Croatia says it's up to Israel to solve rift with U.S. on blocked F-16 deal
The Prime Minister of Croatia Andrej Plenkovič confirmed the U.S. was blocking a $500 million F-16 fighter jet deal between Israel and Croatia, as I reported yesterday, and said Israel was responsible for sorting out the matter with the U.S.
Why it matters: Croatian Ministry of Defense officials told the Croatian press they feel they got stuck between Israel and the U.S. The Croatians are very concerned because they already allocated money in the budget for the purchase, and the deadline for the first phase of the deal is fast approaching. The Croatian government was criticized domestically for the deal, with some in the opposition saying it agreed to pay too much for used fighter jets.
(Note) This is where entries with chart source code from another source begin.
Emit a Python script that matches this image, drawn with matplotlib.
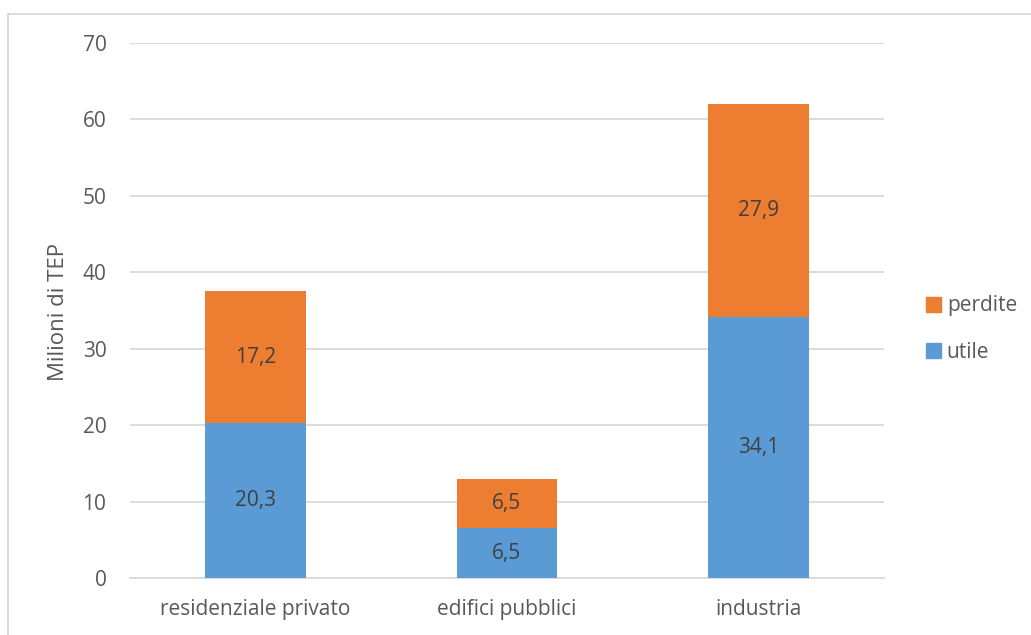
import matplotlib
matplotlib.use("Agg")
import matplotlib.pyplot as plt
from matplotlib.patches import Rectangle, Patch

plt.rcParams['font.family'] = ['Open Sans', 'DejaVu Sans']

categories = ["residenziale privato", "edifici pubblici", "industria"]
utile = [20.3, 6.5, 34.1]
perdite = [17.2, 6.5, 27.9]
y_ticks = [0, 10, 20, 30, 40, 50, 60, 70]

C_UTILE = "#5B9BD5"
C_PERDITE = "#ED7D31"
C_TEXT = "#595959"
C_LABEL = "#404040"
C_GRID = "#D9D9D9"
FS = 15

fig = plt.figure(figsize=(10.31, 6.35), dpi=100)
fig.patch.set_facecolor("white")

# outer chart frame
fig.add_artist(Rectangle((8 / 1031, -0.05), 1.1, (635 - 14) / 635 + 0.05,
                         transform=fig.transFigure, fill=False,
                         edgecolor=C_GRID, linewidth=1.3))

ax = fig.add_axes([130 / 1031, 1 - 578 / 635, 754 / 1031, 535 / 635])
x = list(range(len(categories)))
w = 0.4
ax.bar(x, utile, width=w, color=C_UTILE, zorder=3, label="utile")
ax.bar(x, perdite, width=w, bottom=utile, color=C_PERDITE, zorder=3, label="perdite")

for i in x:
    ax.text(i, utile[i] / 2, f"{utile[i]:.1f}".replace(".", ","),
            ha="center", va="center", fontsize=FS, color=C_LABEL, zorder=4)
    ax.text(i, utile[i] + perdite[i] / 2, f"{perdite[i]:.1f}".replace(".", ","),
            ha="center", va="center", fontsize=FS, color=C_LABEL, zorder=4)

ax.set_xlim(-0.5, 2.5)
ax.set_ylim(0, 70)
ax.set_yticks(y_ticks)
ax.set_yticklabels([str(t) for t in y_ticks], fontsize=FS, color=C_TEXT)
ax.set_xticks(x)
ax.set_xticklabels(categories, fontsize=FS, color=C_TEXT)
ax.tick_params(axis="both", length=0)
ax.tick_params(axis="y", pad=17)
ax.tick_params(axis="x", pad=15)
ax.yaxis.grid(True, color=C_GRID, linewidth=1.3, zorder=0)
for s in ["top", "right", "left"]:
    ax.spines[s].set_visible(False)
ax.spines["bottom"].set_color(C_GRID)
ax.spines["bottom"].set_linewidth(1.3)

fig.text(58 / 1031, 1 - 312 / 635, "Milioni di TEP", rotation=90,
         ha="center", va="center", fontsize=16, color=C_TEXT)

handles = [Patch(color=C_PERDITE), Patch(color=C_UTILE)]
fig.legend(handles, ["perdite", "utile"], loc="center left",
           bbox_to_anchor=(926 / 1031, 1 - 329 / 635), frameon=False,
           borderpad=0, borderaxespad=0,
           fontsize=FS, labelcolor=C_TEXT, handlelength=0.7, handleheight=0.7,
           handletextpad=0.3, labelspacing=1.2)

fig.savefig("out.png", dpi=100, facecolor="white")
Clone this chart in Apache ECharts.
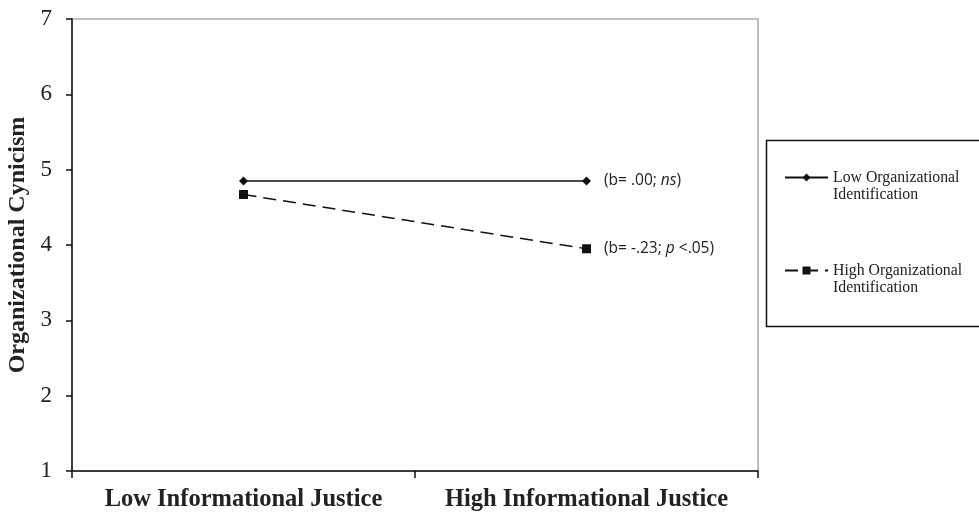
<!DOCTYPE html>
<html>
<head>
<meta charset="utf-8">
<script src="https://cdn.jsdelivr.net/npm/echarts@6/dist/echarts.min.js"></script>
<style>html,body{margin:0;padding:0;background:#fff}#c{width:979px;height:515px}</style>
</head>
<body>
<div id="c"></div>
<script>
const categories = ['Low Informational Justice', 'High Informational Justice'];
const lowOrgId = [4.85, 4.85];
const highOrgId = [4.67, 3.95];
const seriesNames = ['Low Organizational Identification', 'High Organizational Identification'];
const annotations = ['(b= .00; {i|ns})', '(b= -.23; {i|p} <.05)'];
const yTicks = { min: 1, max: 7, interval: 1 };

const chart = echarts.init(document.getElementById('c'));
const annLabel = (txt) => ({
  show: true, position: 'right', distance: 13,
  formatter: txt, color: '#222', fontFamily: 'Open Sans, Liberation Sans, sans-serif', fontSize: 15.5,
  rich: { i: { fontStyle: 'italic', fontFamily: 'Open Sans, Liberation Sans, sans-serif', fontSize: 15.5, color: '#222' } }
});
chart.setOption({
  animation: false,
  backgroundColor: '#fff',
  grid: { left: 72, right: 221, top: 19, bottom: 44, show: true, borderColor: '#aaa', borderWidth: 1.5, outerBoundsMode: 'none', containLabel: false },
  xAxis: {
    type: 'category', data: categories, boundaryGap: true,
    axisLine: { lineStyle: { color: '#111', width: 1.5 } },
    axisTick: { show: true, interval: 0, length: 7, lineStyle: { color: '#111', width: 1.5 } },
    axisLabel: { interval: 0, hideOverlap: false, margin: 16, color: '#222', fontFamily: 'Liberation Serif, Times New Roman, serif', fontWeight: 'bold', fontSize: 24.5 }
  },
  yAxis: {
    type: 'value', min: yTicks.min, max: yTicks.max, interval: yTicks.interval,
    name: 'Organizational Cynicism', nameLocation: 'middle', nameGap: 39, nameRotate: 90,
    nameTextStyle: { color: '#222', fontFamily: 'Liberation Serif, Times New Roman, serif', fontWeight: 'bold', fontSize: 24 },
    splitLine: { show: false },
    axisLine: { show: true, lineStyle: { color: '#111', width: 1.5 } },
    axisTick: { show: true, length: 6, lineStyle: { color: '#111', width: 1.5 } },
    axisLabel: { margin: 20, color: '#222', fontFamily: 'Liberation Serif, Times New Roman, serif', fontSize: 23 }
  },
  legend: {
    orient: 'vertical', left: 784, top: 152, padding: 0, itemGap: 42, itemWidth: 43, itemHeight: 10,
    textStyle: { color: '#222', fontFamily: 'Liberation Serif, Times New Roman, serif', fontSize: 15.8, lineHeight: 17 },
    formatter: (n) => '\n' + n.replace(' Identification', '\nIdentification'),
    data: seriesNames
  },
  graphic: [{
    type: 'rect', left: 764, top: 138, shape: { width: 240, height: 186 },
    style: { fill: 'none', stroke: '#111', lineWidth: 1.5 }, z: -1
  }],
  series: [
    {
      name: seriesNames[0], type: 'line', data: lowOrgId.map((v, i) => i === lowOrgId.length - 1 ? { value: v, label: annLabel(annotations[0]) } : v),
      symbol: 'diamond', symbolSize: 9, color: '#111',
      lineStyle: { color: '#111', width: 1.5, type: 'solid' },
      itemStyle: { color: '#111' }
    },
    {
      name: seriesNames[1], type: 'line', data: highOrgId.map((v, i) => i === highOrgId.length - 1 ? { value: v, label: annLabel(annotations[1]) } : v),
      symbol: 'rect', symbolSize: 9, color: '#111',
      lineStyle: { color: '#111', width: 1.5, type: [13, 7] },
      itemStyle: { color: '#111' }
    }
  ]
});
</script>
</body>
</html>
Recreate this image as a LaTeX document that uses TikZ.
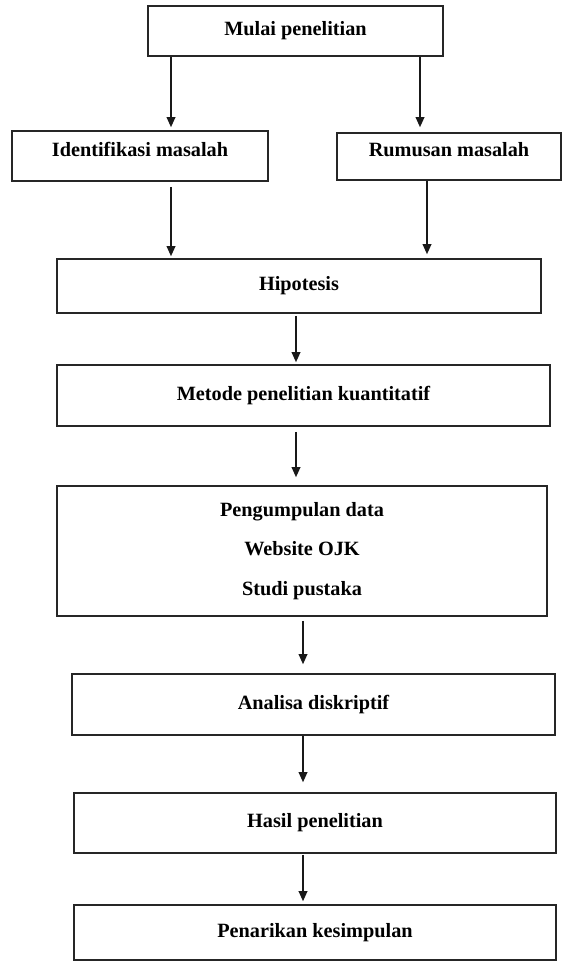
\documentclass[tikz,border=0pt]{standalone}
\usepackage{fontspec}
\setmainfont{Liberation Serif}
\usetikzlibrary{arrows.meta,calc}
\begin{document}
\begin{tikzpicture}[x=0.75pt,y=-0.75pt,
  box/.style={draw=black!85,line width=1.2pt,rectangle,inner sep=0pt,align=center,
    font=\fontsize{15.2}{18}\selectfont\bfseries},
  arr/.style={draw=black!90,line width=1pt,-{Triangle[width=6.5pt,length=7.5pt]}}]
\useasboundingbox (0,0) rectangle (563,961);
\node[box,minimum width=221.25pt,minimum height=37.5pt] (mulai) at (295.5,31) {Mulai penelitian};
\node[box,minimum width=192pt,minimum height=37.5pt] (idt) at (140,156) {\raisebox{0pt}[0pt][0pt]{Identifikasi masalah}};
\node[box,minimum width=168pt,minimum height=35.25pt] (rum) at (449,156.5) {\raisebox{0pt}[0pt][0pt]{Rumusan masalah}};
\node[box,minimum width=363pt,minimum height=40.5pt] (hip) at (299,286) {Hipotesis};
\node[box,minimum width=369.75pt,minimum height=45.75pt] (met) at (303.5,395.5) {Metode penelitian kuantitatif};
\node[box,minimum width=367.5pt,minimum height=97.5pt,
  font=\fontsize{15.2}{29.8}\selectfont\bfseries] (kum) at (302,551) {Pengumpulan data\\Website OJK\\Studi pustaka};
\node[box,minimum width=362.25pt,minimum height=45.75pt] (ana) at (313.5,704.5) {Analisa diskriptif};
\node[box,minimum width=361.5pt,minimum height=45pt] (has) at (315,823) {Hasil penelitian};
\node[box,minimum width=361.5pt,minimum height=41.25pt] (pen) at (315,932.5) {Penarikan kesimpulan};
\coordinate (xa) at (171,0);
\coordinate (xb) at (420,0);
\coordinate (xc) at (427,0);
\coordinate (xd) at (296,0);
\coordinate (xe) at (303,0);
\draw[arr] (mulai.south -| xa) -- ($(idt.north -| xa)+(0,-3)$);
\draw[arr] (mulai.south -| xb) -- ($(rum.north -| xb)+(0,-5)$);
\draw[arr] ($(idt.south -| xa)+(0,5)$) -- ($(hip.north -| xa)+(0,-2)$);
\draw[arr] (rum.south -| xc) -- ($(hip.north -| xc)+(0,-4)$);
\draw[arr] ($(hip.south -| xd)+(0,2)$) -- ($(met.north -| xd)+(0,-2)$);
\draw[arr] ($(met.south -| xd)+(0,5)$) -- ($(kum.north -| xd)+(0,-8)$);
\draw[arr] ($(kum.south -| xe)+(0,4)$) -- ($(ana.north -| xe)+(0,-9)$);
\draw[arr] (ana.south -| xe) -- ($(has.north -| xe)+(0,-10)$);
\draw[arr] ($(has.south -| xe)+(0,1)$) -- ($(pen.north -| xe)+(0,-3)$);
\end{tikzpicture}
\end{document}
Catch up quick: Under the deal, 12 U.S.-made F-16 fighter jets refurbished and upgraded by Israel would be sold to Croatia. The U.S. was also fighting for the Croatian tender, and U.S. officials claimed Israel was being dishonest and trying to profit off the back of the U.S., according to the Israeli officials.
Plenkovič said in a statement: "For us, the important thing is that the burden of responsibility for ensuring the U.S. consent lays on the Israeli side. We are not in a particularly burdensome situation, everything that has been done on our part was correct. I do not believe that there is a possibility that the deal will not be approved eventually."
The US Embassy in Zagreb also issued a statement after the story broke and didn't deny the U.S. had reservations about the deal.
"We have been working with Israel for more than a year on the details of the proposed transfer of F-16 aircraft. Throughout these conversations, we have clearly highlighted under what technical conditions we can approve such a transfer. At this moment we are very active with Israel and Croatia in order to achieve an acceptable solution that will be within Croatian needs and within the deadline."